Briscoe climbed out believing he let one get away.

“Not very many people get that close to him at the end of one of these road course races,” Briscoe said.

“I felt like I definitely had the better car. I didn’t do as good of a job as he did driving. I made a mistake with three or four to go getting into one. I was having to push so hard. If I don’t make that mistake, I’m probably ahead of him at the end.”

Then came the line that probably explains Sonoma better than any lap chart.

“Against that guy, you’ve got to be absolutely perfect.”

Ty Gibbs finished third after sweeping the stages, followed by Kyle Larson and an impressive fifth-place effort from Christopher Bell, who continues racing while managing a broken wrist.

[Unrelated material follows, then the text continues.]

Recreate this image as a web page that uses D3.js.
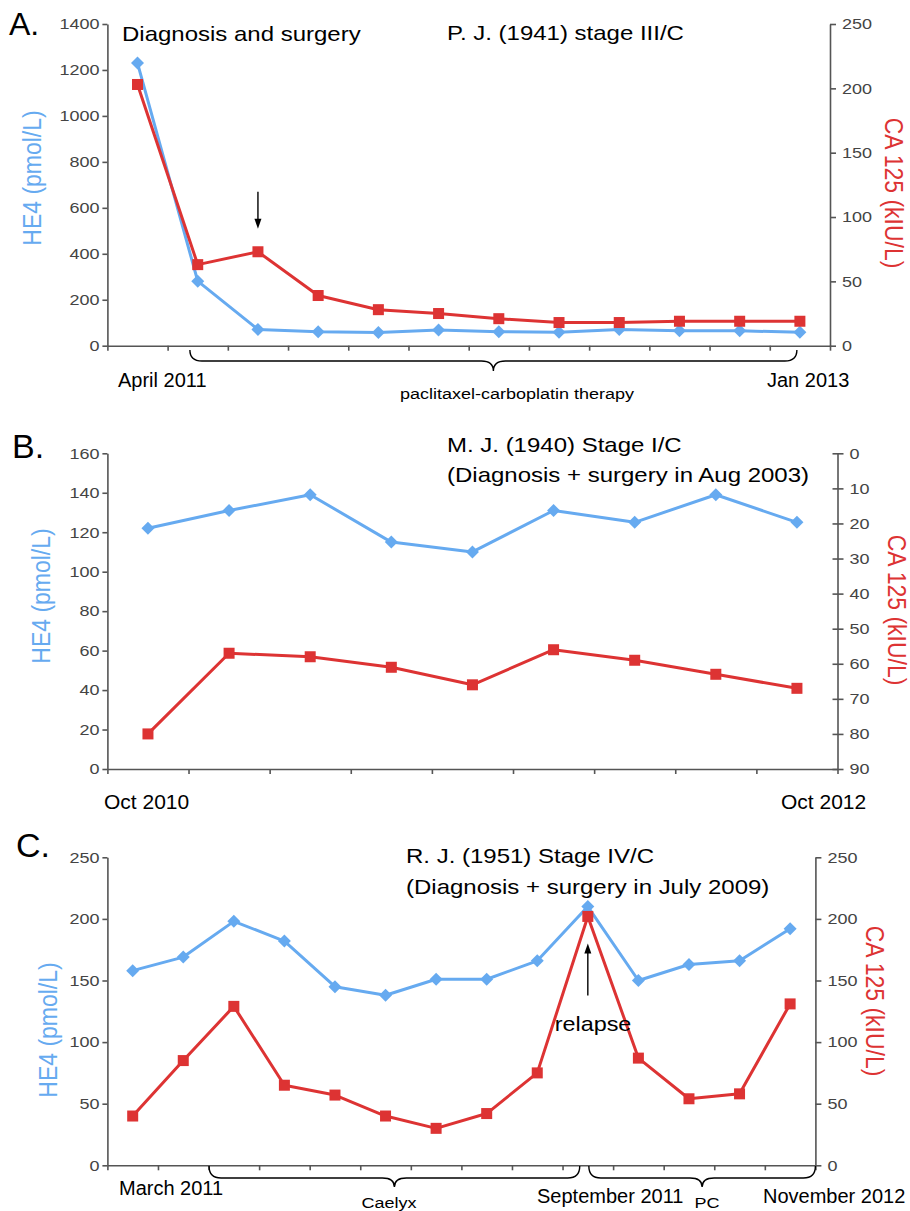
<!DOCTYPE html>
<html>
<head>
<meta charset="utf-8">
<script src="https://cdn.jsdelivr.net/npm/d3@7"></script>
<style>
  body { margin: 0; background: #fff; }
  svg { display: block; background: #fff; font-family: "Liberation Sans", Arial, sans-serif; }
</style>
</head>
<body>
<svg width="910" height="1211"></svg>
<script>
// Panel A - P. J. (1941) stage III/C
const visitsA = ["1", "2", "3", "4", "5", "6", "7", "8", "9", "10", "11", "12"];
const he4A = [1230, 281, 71, 61, 57, 68, 61, 59, 71, 65, 65, 58];
const ca125A = [203, 63, 73, 39, 28, 25, 21, 18, 18, 19, 19, 19];
const he4TicksA = [0, 200, 400, 600, 800, 1000, 1200, 1400];
const ca125TicksA = [0, 50, 100, 150, 200, 250];

// Panel B - M. J. (1940) Stage I/C (CA 125 axis runs downward)
const visitsB = ["1", "2", "3", "4", "5", "6", "7", "8", "9"];
const he4B = [122, 131, 139, 115, 110, 131, 125, 139, 125];
const ca125B = [80, 57, 58, 61, 66, 56, 59, 63, 67];
const he4TicksB = [0, 20, 40, 60, 80, 100, 120, 140, 160];
const ca125TicksB = [0, 10, 20, 30, 40, 50, 60, 70, 80, 90];

// Panel C - R. J. (1951) Stage IV/C
const visitsC = ["1", "2", "3", "4", "5", "6", "7", "8", "9", "10", "11", "12", "13", "14"];
const he4C = [158, 169, 198, 182, 145, 138, 151, 151, 166, 210, 150, 163, 166, 192];
const ca125C = [40, 85, 129, 65, 57, 40, 30, 42, 75, 202, 87, 54, 58, 131];
const he4TicksC = [0, 50, 100, 150, 200, 250];
const ca125TicksC = [0, 50, 100, 150, 200, 250];

const blue = "#66aaf0";
const red = "#dd3333";
const axisGrey = "#555";

const svg = d3.select("svg");

// text helper: sx stretches glyphs horizontally like the source figure
const addText = (x, y, str, o = {}) => {
  const sx = o.sx || 1;
  let tf = `translate(${x},${y}) scale(${sx},1)`;
  if (o.rotate) tf += ` rotate(${o.rotate})`;
  return svg.append("text")
    .attr("transform", tf)
    .attr("font-size", o.size || 20)
    .attr("fill", o.fill || "#000")
    .attr("text-anchor", o.anchor || "start")
    .text(str);
};

const styleAxis = (g, textX, anchor) => {
  g.attr("font-family", null).attr("font-size", null);
  g.select(".domain").attr("stroke", axisGrey).attr("stroke-width", 1.6);
  g.selectAll(".tick line").attr("stroke", axisGrey).attr("stroke-width", 1.6);
  g.selectAll(".tick text")
    .attr("fill", "#444")
    .attr("font-size", 15)
    .attr("text-anchor", anchor)
    .attr("x", textX / 1.2)
    .attr("transform", "scale(1.2,1)");
};

const drawPanel = (p) => {
  const g = svg.append("g");
  const n = p.visits.length;

  const xIdx = d3.scaleLinear().domain([0, n]).range([p.left, p.right]);
  const xBand = d3.scaleBand().domain(p.visits).range([p.left, p.right]);
  const xMid = (d) => xBand(d) + xBand.bandwidth() / 2;

  const yL = d3.scaleLinear()
    .domain([0, d3.max(p.leftTicks)])
    .range([p.bottom, p.top]);
  const yR = d3.scaleLinear()
    .domain(p.rightDomain)
    .range([p.bottom, p.top]);

  // axes
  const gx = g.append("g")
    .attr("transform", `translate(0, ${p.bottom})`)
    .call(d3.axisBottom(xIdx).tickValues(d3.range(n + 1)).tickFormat("").tickSize(5).tickSizeOuter(0));
  styleAxis(gx, 0, "middle");

  const gl = g.append("g")
    .attr("transform", `translate(${p.left}, 0)`)
    .call(d3.axisLeft(yL).tickValues(p.leftTicks).tickFormat(d3.format("d")).tickSize(5).tickSizeOuter(0));
  styleAxis(gl, -8, "end");

  const gr = g.append("g")
    .attr("transform", `translate(${p.right}, 0)`)
    .call(d3.axisRight(yR).tickValues(p.rightTicks).tickFormat(d3.format("d")).tickSize(6).tickSizeOuter(0));
  styleAxis(gr, 12, "start");
  if (p.crossTicks) gr.selectAll(".tick line").attr("x1", -5);

  // series
  const he4 = p.visits.map((v, i) => ({ v, val: p.he4[i] }));
  const ca = p.visits.map((v, i) => ({ v, val: p.ca125[i] }));

  const lineL = d3.line().x((d) => xMid(d.v)).y((d) => yL(d.val));
  const lineR = d3.line().x((d) => xMid(d.v)).y((d) => yR(d.val));

  g.append("path").datum(he4)
    .attr("fill", "none").attr("stroke", blue).attr("stroke-width", 3)
    .attr("stroke-linejoin", "round").attr("d", lineL);
  g.selectAll(".dia").data(he4).join("path")
    .attr("fill", blue)
    .attr("transform", (d) => `translate(${xMid(d.v)}, ${yL(d.val)})`)
    .attr("d", "M0,-6.5L6.5,0L0,6.5L-6.5,0Z");

  g.append("path").datum(ca)
    .attr("fill", "none").attr("stroke", red).attr("stroke-width", 3)
    .attr("stroke-linejoin", "round").attr("d", lineR);
  g.selectAll(".sq").data(ca).join("rect")
    .attr("fill", red)
    .attr("x", (d) => xMid(d.v) - 5.5)
    .attr("y", (d) => yR(d.val) - 5.5)
    .attr("width", 11).attr("height", 11);

  return { xIdx, xMid, yL, yR };
};

const brace = (x0, x1, yTop, yLine, yTip) => {
  const m = (x0 + x1) / 2;
  const r = 12;
  const d = `M${x0},${yTop} Q${x0},${yLine} ${x0 + r},${yLine} L${m - r},${yLine} ` +
    `Q${m},${yLine} ${m},${yTip} Q${m},${yLine} ${m + r},${yLine} ` +
    `L${x1 - r},${yLine} Q${x1},${yLine} ${x1},${yTop}`;
  svg.append("path").attr("d", d).attr("fill", "none")
    .attr("stroke", "#000").attr("stroke-width", 1.4);
};

const arrow = (x, yFrom, yTo) => {
  const dir = yTo > yFrom ? 1 : -1;
  svg.append("line")
    .attr("x1", x).attr("x2", x)
    .attr("y1", yFrom).attr("y2", yTo - dir * 8)
    .attr("stroke", "#000").attr("stroke-width", 1.4);
  svg.append("path")
    .attr("d", `M${x},${yTo} L${x - 3.5},${yTo - dir * 10} L${x + 3.5},${yTo - dir * 10} Z`)
    .attr("fill", "#000");
};

const axisLabels = (lx, ly, rx, ry) => {
  addText(lx, ly, "HE4 (pmol/L)", { size: 23, fill: blue, anchor: "middle", rotate: -90, sx: 1.15 });
  addText(rx, ry, "CA 125 (kIU/L)", { size: 23, fill: red, anchor: "middle", rotate: 90, sx: 1.15 });
};

// ---- Panel A ----
const A = drawPanel({
  visits: visitsA, he4: he4A, ca125: ca125A,
  leftTicks: he4TicksA, rightTicks: ca125TicksA, rightDomain: [0, 250],
  left: 107.4, right: 830, top: 24, bottom: 345.7
});
addText(9, 35, "A.", { size: 32 });
addText(122, 41, "Diagnosis and surgery", { size: 20, sx: 1.2 });
addText(447, 40, "P. J. (1941) stage III/C", { size: 20, sx: 1.2 });
axisLabels(41, 178, 885, 193);
arrow(A.xMid(visitsA[2]), A.yR(ca125A[2]) - 60, A.yR(ca125A[2]) - 23);
brace(A.xIdx(1.37), A.xIdx(11.45), 350, 361, 371);
addText(118, 387, "April 2011", { size: 20 });
addText(767, 387, "Jan 2013", { size: 20 });
addText(517, 399, "paclitaxel-carboplatin therapy", { size: 15, sx: 1.2, anchor: "middle" });

// ---- Panel B ----
const B = drawPanel({
  visits: visitsB, he4: he4B, ca125: ca125B,
  leftTicks: he4TicksB, rightTicks: ca125TicksB, rightDomain: [90, 0],
  left: 107.4, right: 837.5, top: 453.3, bottom: 769, crossTicks: true
});
addText(12, 458, "B.", { size: 34 });
addText(447, 452, "M. J. (1940) Stage I/C", { size: 20, sx: 1.2 });
addText(447, 482, "(Diagnosis + surgery in Aug 2003)", { size: 20, sx: 1.2 });
axisLabels(50, 596, 888, 610);
addText(104, 809, "Oct 2010", { size: 20, sx: 1.05 });
addText(781, 809, "Oct 2012", { size: 20, sx: 1.05 });

// ---- Panel C ----
const C = drawPanel({
  visits: visitsC, he4: he4C, ca125: ca125C,
  leftTicks: he4TicksC, rightTicks: ca125TicksC, rightDomain: [0, 250],
  left: 107.4, right: 815.4, top: 857.3, bottom: 1165.3
});
addText(16, 857, "C.", { size: 34 });
addText(406, 863, "R. J. (1951) Stage IV/C", { size: 20, sx: 1.2 });
addText(406, 894, "(Diagnosis + surgery in July 2009)", { size: 20, sx: 1.2 });
axisLabels(57, 1030, 866, 1001);
arrow(C.xMid(visitsC[9]), C.yR(ca125C[9]) + 79, C.yR(ca125C[9]) + 27);
addText(593, 1031, "relapse", { size: 20, sx: 1.17, anchor: "middle" });
brace(C.xIdx(2.01), C.xIdx(9.34), 1166, 1178, 1187);
brace(C.xIdx(9.52), C.xIdx(14), 1166, 1178, 1187);
addText(119, 1195, "March 2011", { size: 20 });
addText(537, 1203, "September 2011", { size: 20 });
addText(763, 1203, "November 2012", { size: 20 });
addText(389, 1208, "Caelyx", { size: 15, sx: 1.2, anchor: "middle" });
addText(707, 1208, "PC", { size: 15, sx: 1.2, anchor: "middle" });
</script>
</body>
</html>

Ryan Blaney was sixth while Zilisch collected his first Cup Series top-10 in seventh. Ryan Preece, Michael McDowell and Alex Bowman completed the top 10.

Further back, Tyler Reddick’s afternoon went from inconvenient to catastrophic. The points leader entered Sonoma atop the standings but suffered power steering issues in his Toyota, lost four laps and finished dead last.

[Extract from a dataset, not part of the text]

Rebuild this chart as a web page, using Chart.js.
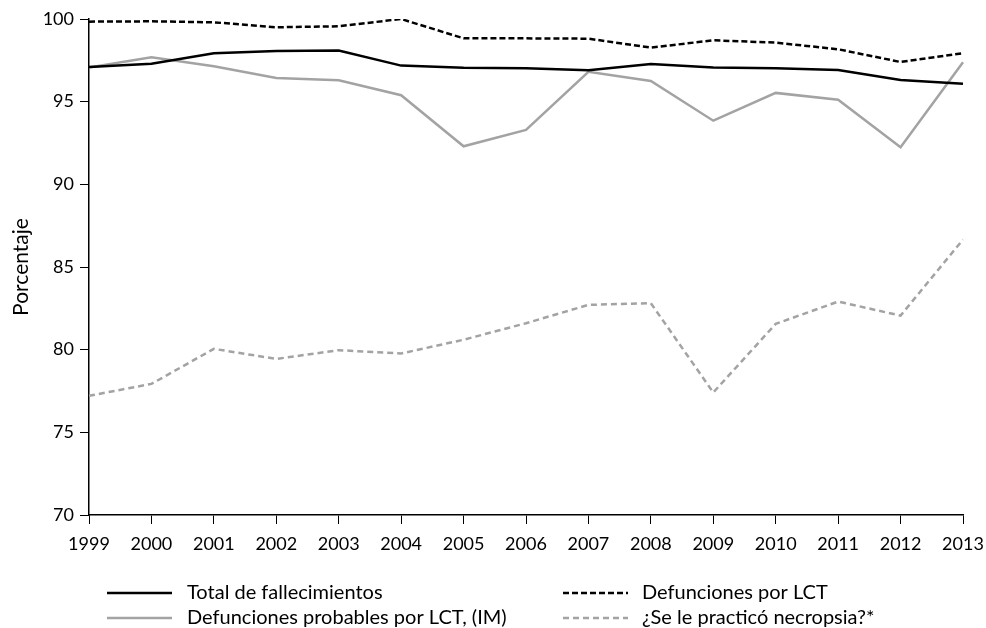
<!DOCTYPE html>
<html>
<head>
<meta charset="utf-8">
<script src="https://cdn.jsdelivr.net/npm/chart.js@4/dist/chart.umd.min.js"></script>
<style>
html,body{margin:0;padding:0;background:#fff;}
#wrap{width:986px;height:628px;position:relative;}
</style>
</head>
<body>
<div id="wrap"><canvas id="c" width="986" height="628"></canvas></div>
<script>
const years = ['1999','2000','2001','2002','2003','2004','2005','2006','2007','2008','2009','2010','2011','2012','2013'];
const totalFallecimientos = [97.1,97.3,97.93,98.07,98.1,97.18,97.05,97.02,96.9,97.28,97.06,97.02,96.92,96.31,96.09];
const defuncionesLCT = [99.84,99.86,99.8,99.5,99.56,100.0,98.83,98.83,98.81,98.27,98.71,98.57,98.17,97.4,97.93];
const defuncionesIM = [97.06,97.68,97.14,96.43,96.29,95.39,92.3,93.29,96.81,96.25,93.85,95.53,95.12,92.24,97.38];
const necropsia = [77.21,77.93,80.05,79.44,79.97,79.77,80.6,81.6,82.71,82.81,77.41,81.56,82.91,82.06,86.66];
const yTicks = [70,75,80,85,90,95,100];
const seriesNames = ['Total de fallecimientos','Defunciones por LCT','Defunciones probables por LCT, (IM)','¿Se le practicó necropsia?*'];

const FONT = 'Lato, "Open Sans", sans-serif';
const BLACK = '#000000';
const GRAY = '#a3a3a3';

const legendPlugin = {
  id: 'twoColLegend',
  afterDraw(chart) {
    const ctx = chart.ctx;
    const pos = [
      {x1:107, x2:172, tx:187, y:593},
      {x1:563, x2:628, tx:642, y:593},
      {x1:107, x2:172, tx:187, y:618},
      {x1:563, x2:628, tx:642, y:618}
    ];
    chart.data.datasets.forEach((ds, i) => {
      const p = pos[i];
      ctx.save();
      ctx.strokeStyle = ds.borderColor;
      ctx.lineWidth = ds.borderWidth;
      ctx.setLineDash(ds.borderDash || []);
      ctx.beginPath();
      ctx.moveTo(p.x1, p.y);
      ctx.lineTo(p.x2, p.y);
      ctx.stroke();
      ctx.setLineDash([]);
      ctx.fillStyle = '#000';
      ctx.font = '20px ' + FONT;
      ctx.textBaseline = 'middle';
      ctx.textAlign = 'left';
      ctx.fillText(ds.label, p.tx, p.y);
      ctx.restore();
    });
  }
};

new Chart(document.getElementById('c'), {
  type: 'line',
  data: {
    labels: years,
    datasets: [
      {label: seriesNames[0], data: totalFallecimientos, borderColor: BLACK, borderWidth: 2.5, borderDash: []},
      {label: seriesNames[1], data: defuncionesLCT, borderColor: BLACK, borderWidth: 2.5, borderDash: [6,3]},
      {label: seriesNames[2], data: defuncionesIM, borderColor: GRAY, borderWidth: 2.5, borderDash: []},
      {label: seriesNames[3], data: necropsia, borderColor: GRAY, borderWidth: 2.5, borderDash: [6,4]}
    ]
  },
  options: {
    responsive: false,
    animation: false,
    devicePixelRatio: 1,
    layout: {padding: {top: 19, right: 23, left: 0, bottom: 0}},
    elements: {point: {radius: 0}, line: {tension: 0, fill: false, borderCapStyle: 'butt', borderJoinStyle: 'miter'}},
    plugins: {legend: {display: false}, tooltip: {enabled: false}},
    scales: {
      x: {
        type: 'category',
        offset: false,
        grid: {display: true, drawOnChartArea: false, drawTicks: true, tickLength: 9, color: '#000', lineWidth: 1},
        border: {display: true, color: '#000', width: 1.5},
        ticks: {color: '#000', font: {family: FONT, size: 18}, padding: 9, maxRotation: 0, autoSkip: false},
        afterFit(scale) { scale.height = 113; scale.paddingRight = 0; scale.paddingLeft = 0; }
      },
      y: {
        min: 70, max: 100,
        grid: {display: true, drawOnChartArea: false, drawTicks: true, tickLength: 9, color: '#000', lineWidth: 1},
        border: {display: true, color: '#000', width: 1.5},
        afterBuildTicks(scale) { scale.ticks = yTicks.map(v => ({value: v})); },
        ticks: {color: '#000', font: {family: FONT, size: 18}, padding: 6},
        title: {display: true, text: 'Porcentaje', color: '#000', font: {family: FONT, size: 21}, padding: {top: 9, bottom: 0}},
        afterFit(scale) { scale.width = 89; scale.paddingTop = 0; scale.paddingBottom = 0; }
      }
    }
  },
  plugins: [legendPlugin]
});
</script>
</body>
</html>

That opened the door for Hamlin.

Remarkably, despite spinning and finishing 26th, Hamlin left Sonoma with the points lead and advanced in the in-season challenge after Ty Dillon’s late mechanical issues dropped him from what looked destined to become another bracket-busting upset.

For van Gisbergen, the win also served as something of a reset after a frustrating previous week in San Diego.

Asked whether he brought extra anger into Sonoma, SVG laughed.

“I was back to normal by the weekend, but yeah, I was certainly pissed at the start of the week,” he said. “This really makes up for it.”

Next up, NASCAR heads back to Illinois, trading Sonoma’s rolling vineyards for the resurrected 1.5-mile oval at Chicagoland Speedway, returning to the schedule for the first time since 2019.

And after another road course masterclass from SVG, everybody else gets to go back to racing somewhere he admits he still has homework to do.

“This is an oval championship,” van Gisbergen said. “I need to keep getting better at them.”